Exercise objective: Without the images, write out the whole listing exactly.

--- Begin ---

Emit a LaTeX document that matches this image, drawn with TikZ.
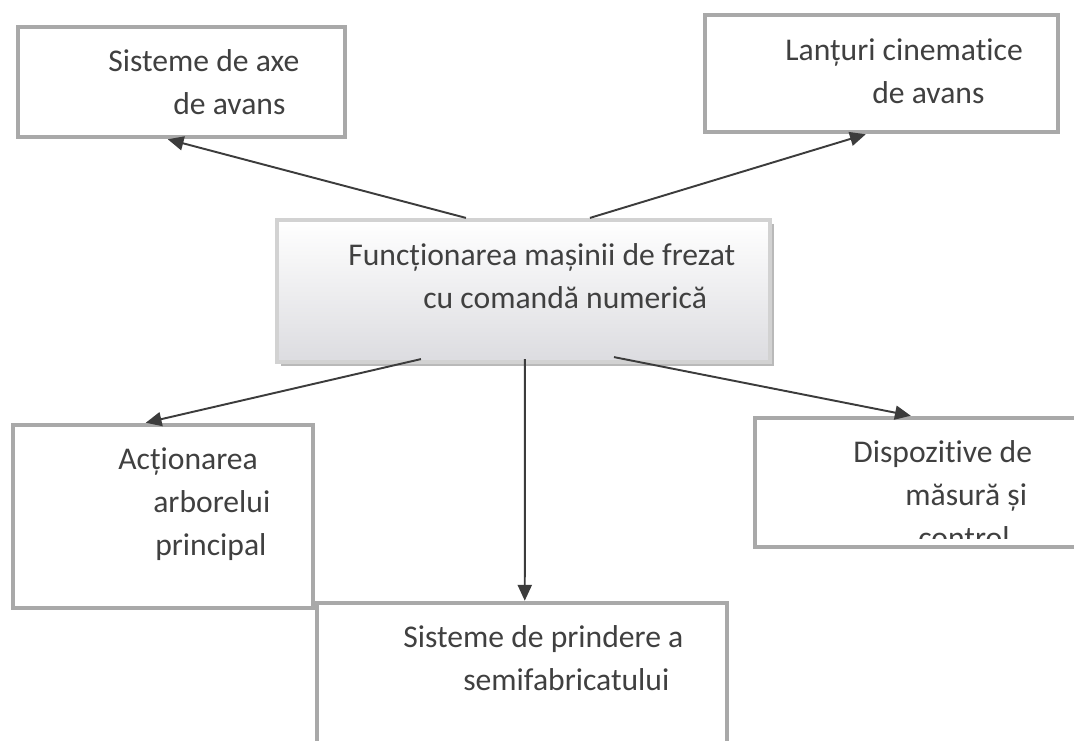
\documentclass[tikz,border=0pt]{standalone}
\usepackage{fontspec}
\setmainfont{Carlito}[Ligatures={NoCommon}]
\usetikzlibrary{arrows.meta,calc,shadows}

\definecolor{boxgray}{HTML}{A9A9A9}
\definecolor{midgray}{HTML}{D2D2D2}
\definecolor{shadegray}{HTML}{B9B9B9}
\definecolor{fillbot}{HTML}{DCDCE0}
\definecolor{txtgray}{HTML}{404040}
\definecolor{arrgray}{HTML}{3C3C3C}

\begin{document}
\begin{tikzpicture}[x=0.02cm,y=-0.02cm,
  box/.style={draw=boxgray, line width=2.6pt, fill=white},
  txt/.style={anchor=north west, align=left, inner sep=0pt, text=txtgray,
    font=\fontsize{18}{24.5}\selectfont},
  arr/.style={-{Triangle[length=9pt,width=8pt]}, line width=1.1pt, draw=arrgray}]
%\draw[step=50,gray,very thin] (0,0) grid (1074,740);
\clip (0,0) rectangle (1074,740);

% boxes
\node[box, minimum width=6.54cm, minimum height=2.2cm] (axe) at (181.5,82) {};
\node[box, minimum width=7.06cm, minimum height=2.34cm] (lant) at (881.5,73.5) {};
\node[box, minimum width=6cm, minimum height=3.66cm] (act) at (163,516.5) {};
\node[box, minimum width=6.9cm, minimum height=2.58cm] (disp) at (927.5,482.5) {};
\node[box, minimum width=8.2cm, minimum height=3.94cm] (prin) at (522,701.5) {};
\node[draw=midgray, line width=2.4pt, top color=white, bottom color=fillbot,
  drop shadow={opacity=1, fill=shadegray, shadow xshift=0.08cm, shadow yshift=-0.08cm},
  minimum width=9.86cm, minimum height=2.84cm] (mid) at (523.5,291) {};

% texts
\node[txt] (axeT) at (108,49) {Sisteme de axe\\\hspace*{1.3cm}de avans};
\node[txt] (lantT) at (785,38) {Lanțuri cinematice\\\hspace*{1.74cm}de avans};
\node[txt] (midT) at (348,243) {Funcționarea mașinii de frezat\\\hspace*{1.5cm}cu comandă numerică};
\node[txt] (actT) at (118,447) {Acționarea\\\hspace*{0.7cm}arborelui\\\hspace*{0.74cm}principal};
\begin{scope}
\clip (757,420) rectangle (1074,538);
\node[txt] (dispT) at (853,440) {Dispozitive de\\\hspace*{1.04cm}măsură și\\\hspace*{1.3cm}control};
\end{scope}
\node[txt] (prinT) at (403,625) {Sisteme de prindere a\\\hspace*{1.2cm}semifabricatului};

% arrows
\draw[arr] ($(mid.north west)+(191,0)$) -- ($(axe.south west)+(152,0)$);
\draw[arr] ($(mid.north west)+(315,0)$) -- ($(lant.south west)+(163,0)$);
\draw[arr] ($(mid.south west)+(146,-5)$) -- ($(act.north west)+(135,0)$);
\draw[arr] ($(mid.south west)+(250,-5)$) -- ($(prin.north west)+(210,0)$);
\draw[arr] ($(mid.south west)+(339,-7)$) -- ($(disp.north west)+(158,0)$);

\end{tikzpicture}
\end{document}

--- End ---

Output of the exercise:
Emit a LaTeX document that matches this image, drawn with TikZ.
\documentclass[tikz,border=0pt]{standalone}
\usepackage{fontspec}
\setmainfont{Carlito}[Ligatures={NoCommon}]
\usetikzlibrary{arrows.meta,calc,shadows}

\definecolor{boxgray}{HTML}{A9A9A9}
\definecolor{midgray}{HTML}{D2D2D2}
\definecolor{shadegray}{HTML}{B9B9B9}
\definecolor{fillbot}{HTML}{DCDCE0}
\definecolor{txtgray}{HTML}{404040}
\definecolor{arrgray}{HTML}{3C3C3C}

\begin{document}
\begin{tikzpicture}[x=0.02cm,y=-0.02cm,
  box/.style={draw=boxgray, line width=2.6pt, fill=white},
  txt/.style={anchor=north west, align=left, inner sep=0pt, text=txtgray,
    font=\fontsize{18}{24.5}\selectfont},
  arr/.style={-{Triangle[length=9pt,width=8pt]}, line width=1.1pt, draw=arrgray}]
%\draw[step=50,gray,very thin] (0,0) grid (1074,740);
\clip (0,0) rectangle (1074,740);

% boxes
\node[box, minimum width=6.54cm, minimum height=2.2cm] (axe) at (181.5,82) {};
\node[box, minimum width=7.06cm, minimum height=2.34cm] (lant) at (881.5,73.5) {};
\node[box, minimum width=6cm, minimum height=3.66cm] (act) at (163,516.5) {};
\node[box, minimum width=6.9cm, minimum height=2.58cm] (disp) at (927.5,482.5) {};
\node[box, minimum width=8.2cm, minimum height=3.94cm] (prin) at (522,701.5) {};
\node[draw=midgray, line width=2.4pt, top color=white, bottom color=fillbot,
  drop shadow={opacity=1, fill=shadegray, shadow xshift=0.08cm, shadow yshift=-0.08cm},
  minimum width=9.86cm, minimum height=2.84cm] (mid) at (523.5,291) {};

% texts
\node[txt] (axeT) at (108,49) {Sisteme de axe\\\hspace*{1.3cm}de avans};
\node[txt] (lantT) at (785,38) {Lanțuri cinematice\\\hspace*{1.74cm}de avans};
\node[txt] (midT) at (348,243) {Funcționarea mașinii de frezat\\\hspace*{1.5cm}cu comandă numerică};
\node[txt] (actT) at (118,447) {Acționarea\\\hspace*{0.7cm}arborelui\\\hspace*{0.74cm}principal};
\begin{scope}
\clip (757,420) rectangle (1074,538);
\node[txt] (dispT) at (853,440) {Dispozitive de\\\hspace*{1.04cm}măsură și\\\hspace*{1.3cm}control};
\end{scope}
\node[txt] (prinT) at (403,625) {Sisteme de prindere a\\\hspace*{1.2cm}semifabricatului};

% arrows
\draw[arr] ($(mid.north west)+(191,0)$) -- ($(axe.south west)+(152,0)$);
\draw[arr] ($(mid.north west)+(315,0)$) -- ($(lant.south west)+(163,0)$);
\draw[arr] ($(mid.south west)+(146,-5)$) -- ($(act.north west)+(135,0)$);
\draw[arr] ($(mid.south west)+(250,-5)$) -- ($(prin.north west)+(210,0)$);
\draw[arr] ($(mid.south west)+(339,-7)$) -- ($(disp.north west)+(158,0)$);

\end{tikzpicture}
\end{document}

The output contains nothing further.